The only way to cover and deny such ignorance is to resort to the bazar and the mystical which brings us back to absurd terms such as ‘the normalisation of cultures of rape or misogyny’.  These terms have no definable or specific meanings and to look for one is to try to nail the proverbial jelly to a wall. However they are terms used to justify the very specific interventions under discussion, because not being able to justify these interventions on the basis of evidence, such as how many rapes are going to be prevented by removing the lyrics ‘I know you want it’ from the union bar, the only defence is to revert into the pseudo religious by indignantly employing such vacant terms, the penalty for challenging which is too often social crucifixion.
 
Its easy to wonder if all this would be 100% clearer if the politically active students on campus spent less time attempting and pretending to read the 1000 stale and incoherent pages of Marx’s Das Kapital and instead diverted their attention to the remarkably slim and easy to read volume which is The Road to Serfdom, authored by that now sadly all too obscure Austrian economist Friedrich Von Hayek.

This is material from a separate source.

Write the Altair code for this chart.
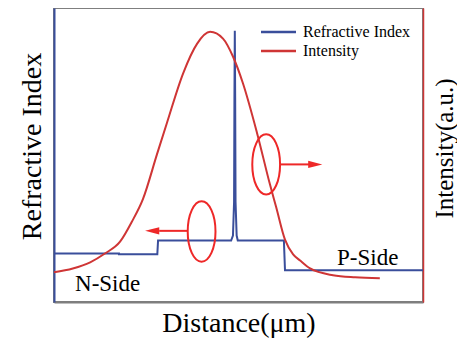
import altair as alt
import pandas as pd

# ---- data (arbitrary units 0-100) ----
ri_x = [0, 17.6, 17.6, 28.0, 28.2, 48.0, 48.5, 48.8, 48.9, 49.0, 49.1, 49.2, 49.5, 49.8, 62.3, 62.6, 100]
ri_y = [16.5, 16.5, 16.2, 16.2, 20.9, 20.9, 22.6, 34.0, 69.4, 92.3, 69.4, 34.0, 22.6, 20.9, 20.9, 10.8, 10.8]

int_x = [0, 5.1, 9.8, 13.8, 17.9, 21.1, 24.1, 27.9, 30.6, 35.0, 38.8, 42.3, 45.8, 48.5, 51.2,
         55.0, 58.5, 60.2, 62.6, 64.8, 66.7, 69.4, 75.6, 81.6, 88.3]
int_y = [10.1, 11.4, 13.5, 16.5, 20.5, 27.3, 35.0, 50.2, 60.9, 77.8, 87.9, 91.9, 89.6, 83.5, 74.4,
         57.6, 40.1, 32.3, 21.2, 16.2, 14.1, 11.4, 9.1, 8.4, 8.1]

series = ["Refractive Index", "Intensity"]

# annotation marks (ellipses, arrows, side labels)
ell_x = [57.5, 40.0]
ell_y = [46.8, 24.0]
arrow_x1 = [61.5, 36.3]
arrow_x2 = [69.5, 28.5]
arrow_y = [46.8, 24.2]
head_x = [70.8, 26.6]
head_dir = ["right", "left"]
side_labels = ["N-Side", "P-Side"]
side_x = [5.7, 76.7]
side_y = [3.7, 12.6]

BLUE = "#3a4e9b"
RED = "#cf3535"
ARED = "#ee2828"
GREY = "#7f7f7f"
FONT = "Liberation Serif"

ri_df = pd.DataFrame({"x": ri_x, "y": ri_y, "s": series[0], "o": list(range(len(ri_x)))})
int_df = pd.DataFrame({"x": int_x, "y": int_y, "s": series[1], "o": list(range(len(int_x)))})
ell_df = pd.DataFrame({"x": ell_x, "y": ell_y})
arr_df = pd.DataFrame({"x1": arrow_x1, "x2": arrow_x2, "y": arrow_y})
head_df = pd.DataFrame({"x": head_x, "y": arrow_y, "d": head_dir})
lab_df = pd.DataFrame({"x": side_x, "y": side_y, "t": side_labels})
leg_df = pd.DataFrame({"s": series})

xs = alt.Scale(domain=[0, 100], nice=False, zero=False)
ys = alt.Scale(domain=[0, 100], nice=False, zero=False)
cscale = alt.Scale(domain=series, range=[BLUE, RED])
color = alt.Color("s:N", scale=cscale, legend=None)

x_enc = alt.X("x:Q", scale=xs, axis=alt.Axis(
    title="Distance(μm)", labels=False, ticks=False, grid=False,
    domainColor=GREY, domainWidth=2, titleFont=FONT, titleFontSize=28,
    titleFontWeight="normal", titleColor="black", titlePadding=7))

blue = alt.Chart(ri_df).mark_line(strokeWidth=2).encode(
    x=x_enc,
    y=alt.Y("y:Q", scale=ys, axis=alt.Axis(
        orient="left", title="Refractive Index", labels=False, ticks=False, grid=False,
        domainColor=BLUE, domainWidth=2, titleFont=FONT, titleFontSize=28,
        titleFontWeight="normal", titleColor="black", titlePadding=8, titleY=138)),
    color=color, order="o:Q",
)

red = alt.Chart(int_df).mark_line(strokeWidth=2, interpolate="monotone").encode(
    x=alt.X("x:Q", scale=xs),
    y=alt.Y("y:Q", scale=ys, axis=alt.Axis(
        orient="right", title="Intensity(a.u.)", labels=False, ticks=False, grid=False,
        domainColor=RED, domainWidth=1.5, titleFont=FONT, titleFontSize=25,
        titleFontWeight="normal", titleColor="black", titlePadding=9,
        titleAngle=270, titleBaseline="top", titleY=140)),
    color=color, order="o:Q",
)

k = 0.46
c = 0.5523 * k
ell_path = (f"M {k} 0 C {k} 0.5523 {c} 1 0 1 C {-c} 1 {-k} 0.5523 {-k} 0 "
            f"C {-k} -0.5523 {-c} -1 0 -1 C {c} -1 {k} -0.5523 {k} 0 Z")
ellipses = alt.Chart(ell_df).mark_point(
    shape=ell_path, size=3650, filled=False, stroke=ARED, strokeWidth=2, opacity=1
).encode(x=alt.X("x:Q", scale=xs), y=alt.Y("y:Q", scale=ys, axis=None))

shafts = alt.Chart(arr_df).mark_rule(color=ARED, strokeWidth=2).encode(
    x=alt.X("x1:Q", scale=xs), x2="x2:Q", y=alt.Y("y:Q", scale=ys, axis=None))

heads = alt.Chart(head_df).mark_point(filled=True, size=200, opacity=1, color=ARED).encode(
    x=alt.X("x:Q", scale=xs), y=alt.Y("y:Q", scale=ys, axis=None),
    shape=alt.Shape("d:N", scale=alt.Scale(
        domain=["right", "left"],
        range=["M -1 -0.5 L 1 0 L -1 0.5 Z", "M 1 -0.5 L -1 0 L 1 0.5 Z"]), legend=None),
)

labels = alt.Chart(lab_df).mark_text(
    font=FONT, fontSize=23, align="left", baseline="alphabetic", color="black"
).encode(x=alt.X("x:Q", scale=xs), y=alt.Y("y:Q", scale=ys, axis=None), text="t:N")

# legend (drawn as marks)
leg_y = alt.Y("s:N", scale=alt.Scale(type="point", domain=series, range=[24, 43], padding=0), axis=None)
leg_lines = alt.Chart(leg_df).mark_rule(strokeWidth=2.5).encode(
    x=alt.value(207), x2=alt.value(242), y=leg_y, color=color)
leg_text = alt.Chart(leg_df).mark_text(
    font=FONT, fontSize=16, align="left", baseline="middle", color="black"
).encode(x=alt.value(249), y=leg_y, text="s:N")

chart = alt.layer(blue, red, ellipses, shafts, heads, labels, leg_lines, leg_text).resolve_scale(
    y="independent"
).properties(
    width=369, height=294,
    autosize=alt.AutoSizeParams(type="none"),
    padding={"left": 46, "top": 0, "right": 34, "bottom": 37},
).configure_view(stroke=GREY, strokeWidth=2)

chart.save("out.html", embed_options={"renderer": "svg", "actions": False})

Perhaps injecting a more liberal streak into the body politic of ULU would teach students that their university experience is an invaluable opportunity to realise that if they support or detest different points of view then open debate or learning the art of peaceful co-existence is superior in the long run to forging rods that might someday bind their backs by banning the opposition or creating ‘cultures of prohibition’.